What got me into radio? Major lapse of sanity? Like TomT (hi Tom from WJR Toledo)I got my first class license studying on the beach. But I was already a lost cause. I got my ham ticket when I was in the 8th grade, and became fascinated with AM rigs on 75 meters, and those things called directional antennas. It was just a matter of time to get out of high school, get some college, and get my first job at a 250w daytimer in Florida. After that, one job folowed another and I'm still insane today!
 
I got in because I was building radios and transmitters in my youth years starting at 10. My first radio was a razor blade receiver with a coil of litz wire wound on a toilet paper tube and a pair of Philmore headphones from VanSickle radio. My first transmitter was an old stand-up Zenith radio that I connected a carbon microphone element out of our phone to the oscillator. My neighborhood freinds could pick me up on their sort-wave radios. That was a shocking experience for me teaching me early how important insulation is and to keep one hand in pocket when working with high voltage.

I played with ham radio and built a bootleg station before I was 18. I decided to go legal and see if I could get a "Maytag repair man's radio job" and went to Chicago and got my 1st Class in 1974. I've worked in and out of broadcast engineering ever since. Much of that time period was also studio design, large-venue professional sound and architectural acoustics work.

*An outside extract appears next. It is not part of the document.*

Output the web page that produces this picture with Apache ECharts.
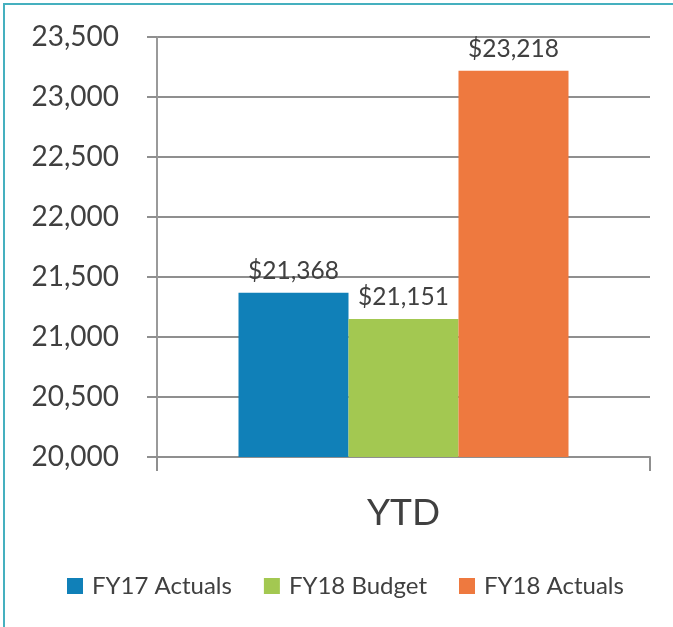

It has been a lot of fun with the exception of dealing with PMs that don't have their ears attached to their brain and like to tell me how to do my job.
 
Long before I set foot in a radio station (age 9 or 10?), I took my mom's Farnsworth "portable" radio (tube numbers that began with 1 & used a Filament battery & B+ battery) apart & she caught me in the act. In typical mom fashion, she indicated that my rear end would end up on the receiving end of some unpleasantness if the radio wasn't receiving when my dad got home. I put the tubes back in, the radio worked & my gluteus maximus was spared. Not only did my dad not get mad, he saw the interest in radio as a good thing & was soon taking me to auctions & letting me buy radios for a quarter & soon I had enough used tubes in my collection that I could repair most of the radios. Then it was TV's...I still remember buying one at an auction on Friday for 25 cents, putting a used 5U4GB in it & taking it back the next night & selling it for $13...a lot of money to a 12 year old in 1965. Next, dear old dad put an ad in the neighborhood newspaper saying that a young electronic hobbyist would appreciate donation of used TV & radio sets. My mom was an angel...soon there were up to 15 TV sets in the living room....she never once griped. I still have a few hundred of the tubes I harvested from those old sets. Dad did one other thing...anything I made from selling TV's & radios at the auction was matched dollar for dollar as long as I banked it. Smart man...when I was old enough to drive, I paid cash for my first car.

Excellent point from Chief Engineer...always freely share what you know. If we lead just 1 person into this profession, we have done the industry a true service, plus improved the odds that if each of us someday wishes to walk away from it, perhaps someone we are comfortable with will be there to take over.